▶ [Problem to work on]
Begin with the first line and repeat exactly through the line containing "from matplotlib.lines import Line2D"; leave every image out.

▶ [Extracted information]
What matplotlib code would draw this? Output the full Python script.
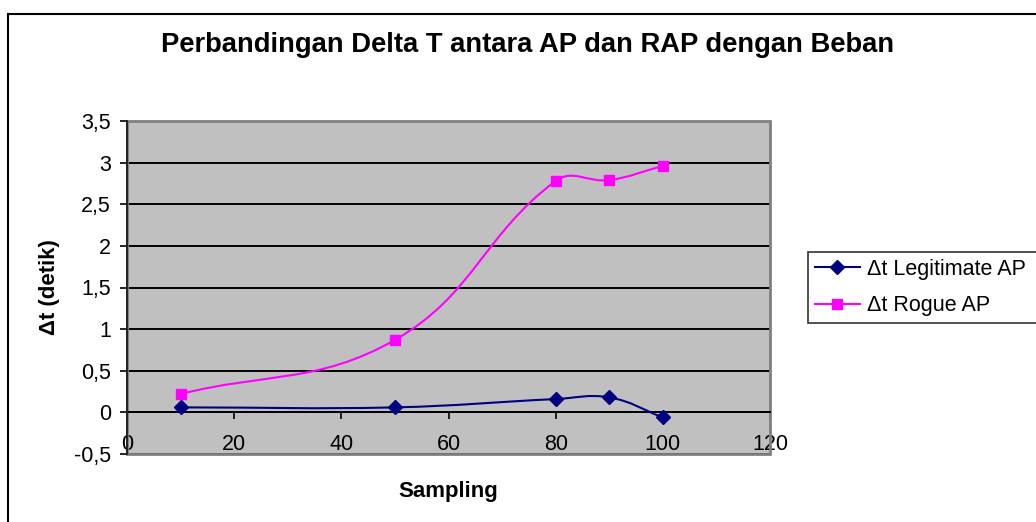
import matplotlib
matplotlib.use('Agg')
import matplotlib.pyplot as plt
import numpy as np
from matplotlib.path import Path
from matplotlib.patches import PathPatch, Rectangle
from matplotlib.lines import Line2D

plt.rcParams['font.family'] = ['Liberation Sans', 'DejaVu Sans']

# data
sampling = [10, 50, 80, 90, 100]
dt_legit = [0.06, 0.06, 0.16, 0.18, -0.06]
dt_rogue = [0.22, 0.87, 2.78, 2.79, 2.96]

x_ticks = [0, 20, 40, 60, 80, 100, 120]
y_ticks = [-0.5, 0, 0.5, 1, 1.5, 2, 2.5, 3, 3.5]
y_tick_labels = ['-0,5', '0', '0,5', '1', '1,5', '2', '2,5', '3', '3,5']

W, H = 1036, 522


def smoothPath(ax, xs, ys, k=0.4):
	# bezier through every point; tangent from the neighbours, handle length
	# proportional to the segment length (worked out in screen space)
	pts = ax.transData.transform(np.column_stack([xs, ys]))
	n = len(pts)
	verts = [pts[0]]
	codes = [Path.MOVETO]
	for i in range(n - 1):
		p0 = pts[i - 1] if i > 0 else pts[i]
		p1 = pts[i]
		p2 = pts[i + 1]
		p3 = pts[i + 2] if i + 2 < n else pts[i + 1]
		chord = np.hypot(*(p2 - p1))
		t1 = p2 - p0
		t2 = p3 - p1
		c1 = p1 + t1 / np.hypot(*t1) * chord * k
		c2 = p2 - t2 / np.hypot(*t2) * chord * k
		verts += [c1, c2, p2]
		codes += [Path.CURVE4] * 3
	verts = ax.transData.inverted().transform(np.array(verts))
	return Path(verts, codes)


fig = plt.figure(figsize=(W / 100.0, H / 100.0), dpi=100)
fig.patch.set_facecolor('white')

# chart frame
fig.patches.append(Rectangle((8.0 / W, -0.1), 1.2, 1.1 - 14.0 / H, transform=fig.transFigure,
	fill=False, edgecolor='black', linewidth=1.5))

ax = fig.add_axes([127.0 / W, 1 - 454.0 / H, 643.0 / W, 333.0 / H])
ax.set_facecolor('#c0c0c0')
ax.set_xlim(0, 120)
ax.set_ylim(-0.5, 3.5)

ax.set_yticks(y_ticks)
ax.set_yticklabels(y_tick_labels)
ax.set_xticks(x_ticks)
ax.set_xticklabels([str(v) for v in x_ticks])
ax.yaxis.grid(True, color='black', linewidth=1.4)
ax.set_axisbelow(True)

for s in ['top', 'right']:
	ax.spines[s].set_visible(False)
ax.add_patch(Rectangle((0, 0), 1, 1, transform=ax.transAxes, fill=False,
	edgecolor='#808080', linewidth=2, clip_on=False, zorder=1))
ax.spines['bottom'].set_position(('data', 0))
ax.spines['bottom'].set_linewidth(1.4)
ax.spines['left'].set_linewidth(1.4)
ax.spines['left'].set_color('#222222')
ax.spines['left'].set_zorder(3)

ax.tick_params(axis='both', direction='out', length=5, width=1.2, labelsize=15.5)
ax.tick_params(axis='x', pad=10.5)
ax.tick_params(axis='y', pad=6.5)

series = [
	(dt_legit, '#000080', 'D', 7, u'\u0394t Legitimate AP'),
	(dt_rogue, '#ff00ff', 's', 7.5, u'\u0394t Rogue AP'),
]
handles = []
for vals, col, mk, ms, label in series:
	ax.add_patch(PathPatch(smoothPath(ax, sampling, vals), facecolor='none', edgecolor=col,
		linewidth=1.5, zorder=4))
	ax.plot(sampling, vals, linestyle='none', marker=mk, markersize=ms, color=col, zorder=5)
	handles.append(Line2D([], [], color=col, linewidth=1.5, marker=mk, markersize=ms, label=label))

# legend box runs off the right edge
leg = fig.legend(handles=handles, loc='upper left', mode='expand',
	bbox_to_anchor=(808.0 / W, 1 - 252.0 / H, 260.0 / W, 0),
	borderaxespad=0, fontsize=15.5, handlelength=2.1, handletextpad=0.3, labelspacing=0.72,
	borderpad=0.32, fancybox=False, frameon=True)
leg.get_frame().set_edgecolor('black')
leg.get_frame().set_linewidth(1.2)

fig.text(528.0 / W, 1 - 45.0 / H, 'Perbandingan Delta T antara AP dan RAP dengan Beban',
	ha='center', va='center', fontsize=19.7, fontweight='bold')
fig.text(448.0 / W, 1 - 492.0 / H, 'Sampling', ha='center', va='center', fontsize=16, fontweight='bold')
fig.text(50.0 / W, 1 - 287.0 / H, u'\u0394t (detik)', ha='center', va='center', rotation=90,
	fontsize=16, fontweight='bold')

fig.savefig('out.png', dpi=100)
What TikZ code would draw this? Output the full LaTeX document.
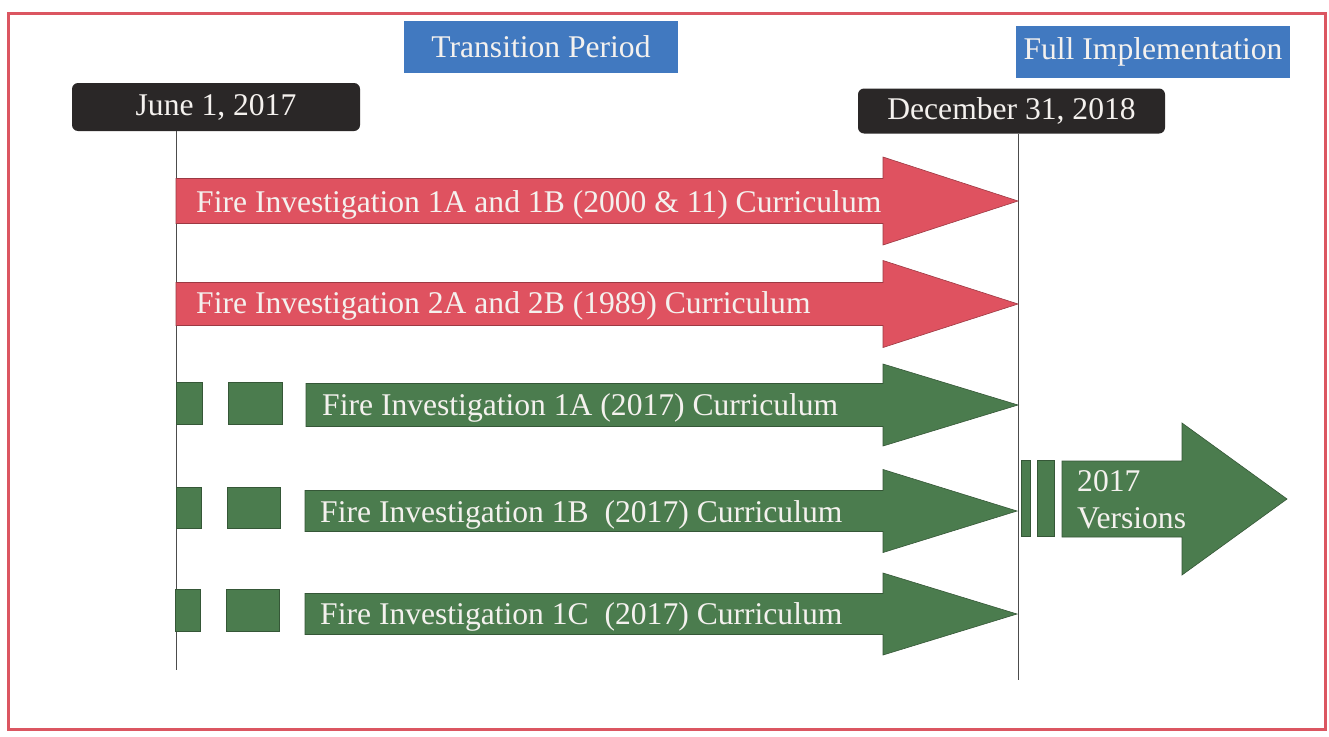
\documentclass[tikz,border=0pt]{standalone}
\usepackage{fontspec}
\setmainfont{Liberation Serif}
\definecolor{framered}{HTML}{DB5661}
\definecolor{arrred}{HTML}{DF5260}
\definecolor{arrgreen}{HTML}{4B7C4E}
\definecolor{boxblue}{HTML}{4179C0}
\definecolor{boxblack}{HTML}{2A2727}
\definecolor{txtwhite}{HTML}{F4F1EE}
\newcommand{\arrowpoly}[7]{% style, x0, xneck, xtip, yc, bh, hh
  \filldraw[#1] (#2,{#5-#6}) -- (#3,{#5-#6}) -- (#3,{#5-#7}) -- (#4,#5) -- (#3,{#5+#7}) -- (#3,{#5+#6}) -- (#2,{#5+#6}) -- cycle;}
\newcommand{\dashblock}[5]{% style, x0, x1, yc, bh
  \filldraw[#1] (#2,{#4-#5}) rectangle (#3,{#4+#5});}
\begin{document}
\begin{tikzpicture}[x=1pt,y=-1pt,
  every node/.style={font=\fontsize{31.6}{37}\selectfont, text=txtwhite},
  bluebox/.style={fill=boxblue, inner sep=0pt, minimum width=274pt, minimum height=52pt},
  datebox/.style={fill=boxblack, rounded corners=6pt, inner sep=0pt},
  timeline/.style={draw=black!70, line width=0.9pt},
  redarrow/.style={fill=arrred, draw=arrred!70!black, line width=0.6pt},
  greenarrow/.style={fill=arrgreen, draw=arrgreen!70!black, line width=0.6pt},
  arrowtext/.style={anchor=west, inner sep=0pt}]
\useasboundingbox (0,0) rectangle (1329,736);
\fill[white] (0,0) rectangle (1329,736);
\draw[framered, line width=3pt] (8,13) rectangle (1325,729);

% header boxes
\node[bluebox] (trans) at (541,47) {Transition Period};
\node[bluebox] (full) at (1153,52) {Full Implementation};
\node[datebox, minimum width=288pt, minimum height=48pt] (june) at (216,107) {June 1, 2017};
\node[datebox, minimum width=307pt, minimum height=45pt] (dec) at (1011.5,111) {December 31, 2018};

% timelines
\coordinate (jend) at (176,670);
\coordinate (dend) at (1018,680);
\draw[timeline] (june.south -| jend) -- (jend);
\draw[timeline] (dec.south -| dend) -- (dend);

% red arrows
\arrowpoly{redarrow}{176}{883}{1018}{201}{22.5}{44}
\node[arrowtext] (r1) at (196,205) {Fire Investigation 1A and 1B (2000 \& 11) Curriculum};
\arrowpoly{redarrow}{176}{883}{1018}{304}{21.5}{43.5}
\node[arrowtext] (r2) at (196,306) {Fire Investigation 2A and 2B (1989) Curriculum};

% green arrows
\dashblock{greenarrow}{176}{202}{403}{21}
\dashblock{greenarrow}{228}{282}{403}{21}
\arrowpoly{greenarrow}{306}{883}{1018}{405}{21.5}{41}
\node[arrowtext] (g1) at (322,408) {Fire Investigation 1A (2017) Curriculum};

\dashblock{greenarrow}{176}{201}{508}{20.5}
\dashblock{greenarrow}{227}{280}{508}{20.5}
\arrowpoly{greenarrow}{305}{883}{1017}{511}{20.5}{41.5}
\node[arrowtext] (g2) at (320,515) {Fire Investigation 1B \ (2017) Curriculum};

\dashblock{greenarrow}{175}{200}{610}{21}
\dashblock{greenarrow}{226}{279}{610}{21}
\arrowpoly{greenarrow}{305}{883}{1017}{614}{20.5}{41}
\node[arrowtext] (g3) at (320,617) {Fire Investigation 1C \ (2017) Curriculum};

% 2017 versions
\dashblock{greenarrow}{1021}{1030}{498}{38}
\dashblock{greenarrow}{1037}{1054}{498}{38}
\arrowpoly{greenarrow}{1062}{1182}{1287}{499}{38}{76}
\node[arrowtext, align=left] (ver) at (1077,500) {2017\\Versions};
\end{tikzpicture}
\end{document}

▶ [Output of the task]
What matplotlib code would draw this? Output the full Python script.
import matplotlib
matplotlib.use('Agg')
import matplotlib.pyplot as plt
import numpy as np
from matplotlib.path import Path
from matplotlib.patches import PathPatch, Rectangle
from matplotlib.lines import Line2D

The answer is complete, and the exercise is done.